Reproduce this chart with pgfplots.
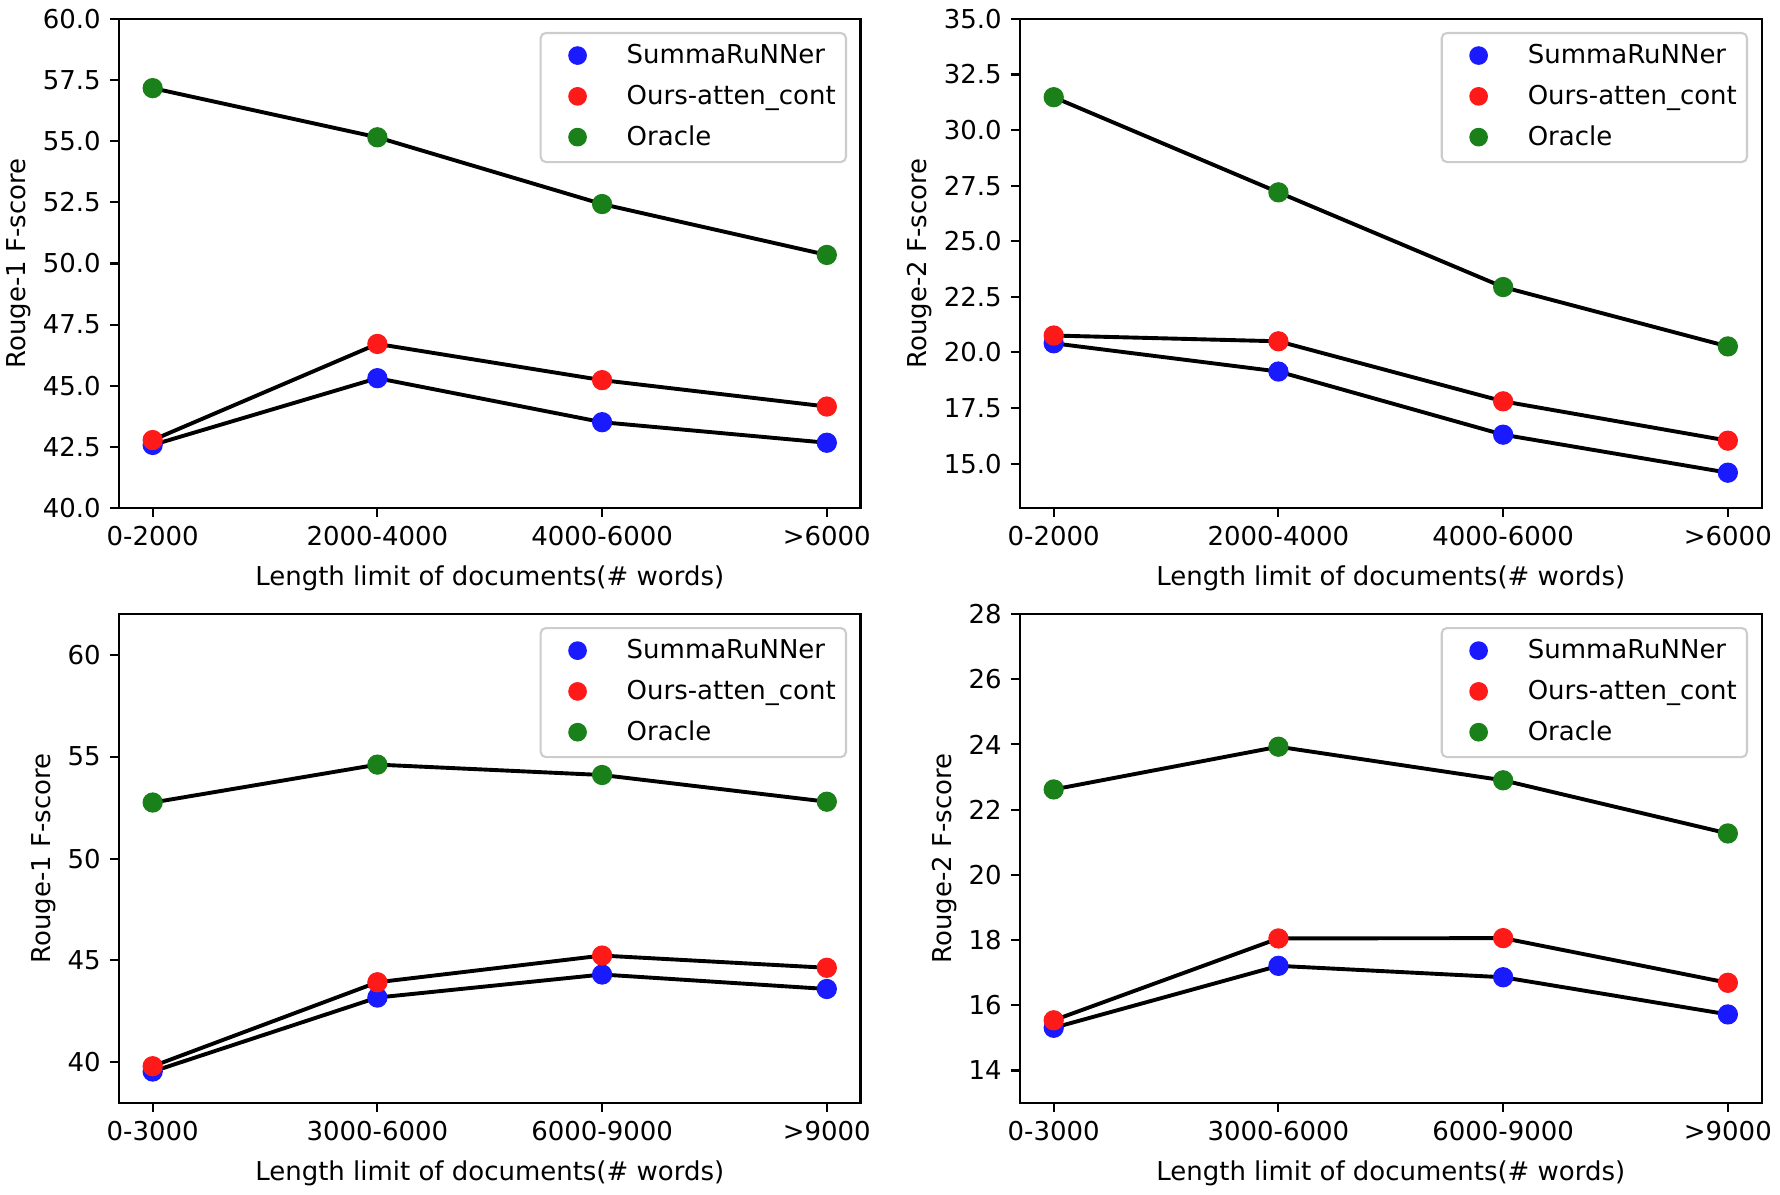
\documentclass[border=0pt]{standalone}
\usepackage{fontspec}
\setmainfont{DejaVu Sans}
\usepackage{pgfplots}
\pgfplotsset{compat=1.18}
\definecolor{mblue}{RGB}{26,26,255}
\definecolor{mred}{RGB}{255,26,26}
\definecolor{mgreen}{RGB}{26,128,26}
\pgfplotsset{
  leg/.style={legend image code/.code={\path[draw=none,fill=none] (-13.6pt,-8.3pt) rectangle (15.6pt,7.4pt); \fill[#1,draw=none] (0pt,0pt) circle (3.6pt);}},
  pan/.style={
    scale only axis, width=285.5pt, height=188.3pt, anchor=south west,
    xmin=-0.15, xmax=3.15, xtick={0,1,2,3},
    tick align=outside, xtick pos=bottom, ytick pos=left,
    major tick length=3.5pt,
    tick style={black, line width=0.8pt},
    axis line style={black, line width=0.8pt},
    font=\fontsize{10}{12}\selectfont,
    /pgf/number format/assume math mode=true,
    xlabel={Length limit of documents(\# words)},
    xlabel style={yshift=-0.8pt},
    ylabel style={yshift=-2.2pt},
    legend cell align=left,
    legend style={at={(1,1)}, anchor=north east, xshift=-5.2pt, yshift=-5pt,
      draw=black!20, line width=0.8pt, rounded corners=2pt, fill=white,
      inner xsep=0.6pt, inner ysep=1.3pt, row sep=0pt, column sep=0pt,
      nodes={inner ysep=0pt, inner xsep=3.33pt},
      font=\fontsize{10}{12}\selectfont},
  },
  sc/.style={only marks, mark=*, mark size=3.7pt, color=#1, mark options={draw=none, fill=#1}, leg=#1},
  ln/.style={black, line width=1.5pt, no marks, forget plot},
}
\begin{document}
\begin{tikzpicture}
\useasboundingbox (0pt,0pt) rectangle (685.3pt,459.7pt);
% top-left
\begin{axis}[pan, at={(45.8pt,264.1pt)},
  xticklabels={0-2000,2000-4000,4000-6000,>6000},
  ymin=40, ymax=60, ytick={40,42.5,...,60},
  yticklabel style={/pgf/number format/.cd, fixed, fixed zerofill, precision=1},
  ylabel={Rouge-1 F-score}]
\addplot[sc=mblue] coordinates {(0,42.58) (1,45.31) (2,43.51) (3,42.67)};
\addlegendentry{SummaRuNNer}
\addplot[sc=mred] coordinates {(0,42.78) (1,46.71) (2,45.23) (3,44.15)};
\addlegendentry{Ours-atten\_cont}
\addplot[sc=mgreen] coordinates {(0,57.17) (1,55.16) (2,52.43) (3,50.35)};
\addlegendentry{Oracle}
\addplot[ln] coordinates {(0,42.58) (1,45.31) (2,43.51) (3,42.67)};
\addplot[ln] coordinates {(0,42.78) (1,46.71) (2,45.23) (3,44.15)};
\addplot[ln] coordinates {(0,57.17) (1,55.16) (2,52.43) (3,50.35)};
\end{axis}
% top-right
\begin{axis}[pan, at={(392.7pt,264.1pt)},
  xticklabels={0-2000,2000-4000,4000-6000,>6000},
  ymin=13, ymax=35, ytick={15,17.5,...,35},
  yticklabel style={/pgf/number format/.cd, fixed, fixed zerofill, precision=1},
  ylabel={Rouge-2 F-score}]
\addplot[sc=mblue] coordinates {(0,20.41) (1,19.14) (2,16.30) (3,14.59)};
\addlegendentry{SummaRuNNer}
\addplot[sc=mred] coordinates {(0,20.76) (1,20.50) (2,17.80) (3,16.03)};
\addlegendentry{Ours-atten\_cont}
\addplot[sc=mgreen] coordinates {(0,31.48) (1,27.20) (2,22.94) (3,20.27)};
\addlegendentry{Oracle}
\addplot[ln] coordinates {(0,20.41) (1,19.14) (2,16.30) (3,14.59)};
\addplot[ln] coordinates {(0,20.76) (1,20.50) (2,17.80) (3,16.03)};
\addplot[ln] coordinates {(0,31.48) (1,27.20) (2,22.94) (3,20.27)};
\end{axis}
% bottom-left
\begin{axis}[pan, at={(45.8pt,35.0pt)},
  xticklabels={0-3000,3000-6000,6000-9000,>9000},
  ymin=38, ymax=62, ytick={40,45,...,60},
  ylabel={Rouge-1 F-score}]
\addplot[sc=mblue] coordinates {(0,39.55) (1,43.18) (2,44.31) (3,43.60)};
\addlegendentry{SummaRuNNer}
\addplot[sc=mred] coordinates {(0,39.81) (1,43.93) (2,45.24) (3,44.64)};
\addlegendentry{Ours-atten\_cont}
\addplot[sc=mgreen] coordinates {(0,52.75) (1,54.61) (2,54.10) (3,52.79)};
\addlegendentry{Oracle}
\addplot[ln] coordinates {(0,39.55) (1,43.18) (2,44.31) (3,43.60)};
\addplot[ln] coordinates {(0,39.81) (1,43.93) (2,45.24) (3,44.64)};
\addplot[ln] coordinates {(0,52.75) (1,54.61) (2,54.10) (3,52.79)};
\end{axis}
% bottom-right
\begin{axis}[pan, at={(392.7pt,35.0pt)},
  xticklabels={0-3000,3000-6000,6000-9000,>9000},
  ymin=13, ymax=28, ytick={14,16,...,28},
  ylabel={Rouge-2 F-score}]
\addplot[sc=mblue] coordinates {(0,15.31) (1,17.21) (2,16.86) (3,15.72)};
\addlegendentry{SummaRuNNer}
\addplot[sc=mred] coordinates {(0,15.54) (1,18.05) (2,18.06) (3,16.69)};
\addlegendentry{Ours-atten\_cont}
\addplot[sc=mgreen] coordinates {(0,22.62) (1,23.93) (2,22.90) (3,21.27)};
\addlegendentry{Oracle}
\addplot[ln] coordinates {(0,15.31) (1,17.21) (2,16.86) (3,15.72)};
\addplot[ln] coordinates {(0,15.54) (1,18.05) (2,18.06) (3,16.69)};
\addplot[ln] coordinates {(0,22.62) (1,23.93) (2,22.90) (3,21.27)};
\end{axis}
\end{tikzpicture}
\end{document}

————

**DIRECTIONS FOR THIS TASK**
Print out the material word for word, omitting the pictures.

**RESULT OF THIS EXERCISE**
Reproduce this chart with pgfplots.
\documentclass[border=0pt]{standalone}
\usepackage{fontspec}
\setmainfont{DejaVu Sans}
\usepackage{pgfplots}
\pgfplotsset{compat=1.18}
\definecolor{mblue}{RGB}{26,26,255}
\definecolor{mred}{RGB}{255,26,26}
\definecolor{mgreen}{RGB}{26,128,26}
\pgfplotsset{
  leg/.style={legend image code/.code={\path[draw=none,fill=none] (-13.6pt,-8.3pt) rectangle (15.6pt,7.4pt); \fill[#1,draw=none] (0pt,0pt) circle (3.6pt);}},
  pan/.style={
    scale only axis, width=285.5pt, height=188.3pt, anchor=south west,
    xmin=-0.15, xmax=3.15, xtick={0,1,2,3},
    tick align=outside, xtick pos=bottom, ytick pos=left,
    major tick length=3.5pt,
    tick style={black, line width=0.8pt},
    axis line style={black, line width=0.8pt},
    font=\fontsize{10}{12}\selectfont,
    /pgf/number format/assume math mode=true,
    xlabel={Length limit of documents(\# words)},
    xlabel style={yshift=-0.8pt},
    ylabel style={yshift=-2.2pt},
    legend cell align=left,
    legend style={at={(1,1)}, anchor=north east, xshift=-5.2pt, yshift=-5pt,
      draw=black!20, line width=0.8pt, rounded corners=2pt, fill=white,
      inner xsep=0.6pt, inner ysep=1.3pt, row sep=0pt, column sep=0pt,
      nodes={inner ysep=0pt, inner xsep=3.33pt},
      font=\fontsize{10}{12}\selectfont},
  },
  sc/.style={only marks, mark=*, mark size=3.7pt, color=#1, mark options={draw=none, fill=#1}, leg=#1},
  ln/.style={black, line width=1.5pt, no marks, forget plot},
}
\begin{document}
\begin{tikzpicture}
\useasboundingbox (0pt,0pt) rectangle (685.3pt,459.7pt);
% top-left
\begin{axis}[pan, at={(45.8pt,264.1pt)},
  xticklabels={0-2000,2000-4000,4000-6000,>6000},
  ymin=40, ymax=60, ytick={40,42.5,...,60},
  yticklabel style={/pgf/number format/.cd, fixed, fixed zerofill, precision=1},
  ylabel={Rouge-1 F-score}]
\addplot[sc=mblue] coordinates {(0,42.58) (1,45.31) (2,43.51) (3,42.67)};
\addlegendentry{SummaRuNNer}
\addplot[sc=mred] coordinates {(0,42.78) (1,46.71) (2,45.23) (3,44.15)};
\addlegendentry{Ours-atten\_cont}
\addplot[sc=mgreen] coordinates {(0,57.17) (1,55.16) (2,52.43) (3,50.35)};
\addlegendentry{Oracle}
\addplot[ln] coordinates {(0,42.58) (1,45.31) (2,43.51) (3,42.67)};
\addplot[ln] coordinates {(0,42.78) (1,46.71) (2,45.23) (3,44.15)};
\addplot[ln] coordinates {(0,57.17) (1,55.16) (2,52.43) (3,50.35)};
\end{axis}
% top-right
\begin{axis}[pan, at={(392.7pt,264.1pt)},
  xticklabels={0-2000,2000-4000,4000-6000,>6000},
  ymin=13, ymax=35, ytick={15,17.5,...,35},
  yticklabel style={/pgf/number format/.cd, fixed, fixed zerofill, precision=1},
  ylabel={Rouge-2 F-score}]
\addplot[sc=mblue] coordinates {(0,20.41) (1,19.14) (2,16.30) (3,14.59)};
\addlegendentry{SummaRuNNer}
\addplot[sc=mred] coordinates {(0,20.76) (1,20.50) (2,17.80) (3,16.03)};
\addlegendentry{Ours-atten\_cont}
\addplot[sc=mgreen] coordinates {(0,31.48) (1,27.20) (2,22.94) (3,20.27)};
\addlegendentry{Oracle}
\addplot[ln] coordinates {(0,20.41) (1,19.14) (2,16.30) (3,14.59)};
\addplot[ln] coordinates {(0,20.76) (1,20.50) (2,17.80) (3,16.03)};
\addplot[ln] coordinates {(0,31.48) (1,27.20) (2,22.94) (3,20.27)};
\end{axis}
% bottom-left
\begin{axis}[pan, at={(45.8pt,35.0pt)},
  xticklabels={0-3000,3000-6000,6000-9000,>9000},
  ymin=38, ymax=62, ytick={40,45,...,60},
  ylabel={Rouge-1 F-score}]
\addplot[sc=mblue] coordinates {(0,39.55) (1,43.18) (2,44.31) (3,43.60)};
\addlegendentry{SummaRuNNer}
\addplot[sc=mred] coordinates {(0,39.81) (1,43.93) (2,45.24) (3,44.64)};
\addlegendentry{Ours-atten\_cont}
\addplot[sc=mgreen] coordinates {(0,52.75) (1,54.61) (2,54.10) (3,52.79)};
\addlegendentry{Oracle}
\addplot[ln] coordinates {(0,39.55) (1,43.18) (2,44.31) (3,43.60)};
\addplot[ln] coordinates {(0,39.81) (1,43.93) (2,45.24) (3,44.64)};
\addplot[ln] coordinates {(0,52.75) (1,54.61) (2,54.10) (3,52.79)};
\end{axis}
% bottom-right
\begin{axis}[pan, at={(392.7pt,35.0pt)},
  xticklabels={0-3000,3000-6000,6000-9000,>9000},
  ymin=13, ymax=28, ytick={14,16,...,28},
  ylabel={Rouge-2 F-score}]
\addplot[sc=mblue] coordinates {(0,15.31) (1,17.21) (2,16.86) (3,15.72)};
\addlegendentry{SummaRuNNer}
\addplot[sc=mred] coordinates {(0,15.54) (1,18.05) (2,18.06) (3,16.69)};
\addlegendentry{Ours-atten\_cont}
\addplot[sc=mgreen] coordinates {(0,22.62) (1,23.93) (2,22.90) (3,21.27)};
\addlegendentry{Oracle}
\addplot[ln] coordinates {(0,15.31) (1,17.21) (2,16.86) (3,15.72)};
\addplot[ln] coordinates {(0,15.54) (1,18.05) (2,18.06) (3,16.69)};
\addplot[ln] coordinates {(0,22.62) (1,23.93) (2,22.90) (3,21.27)};
\end{axis}
\end{tikzpicture}
\end{document}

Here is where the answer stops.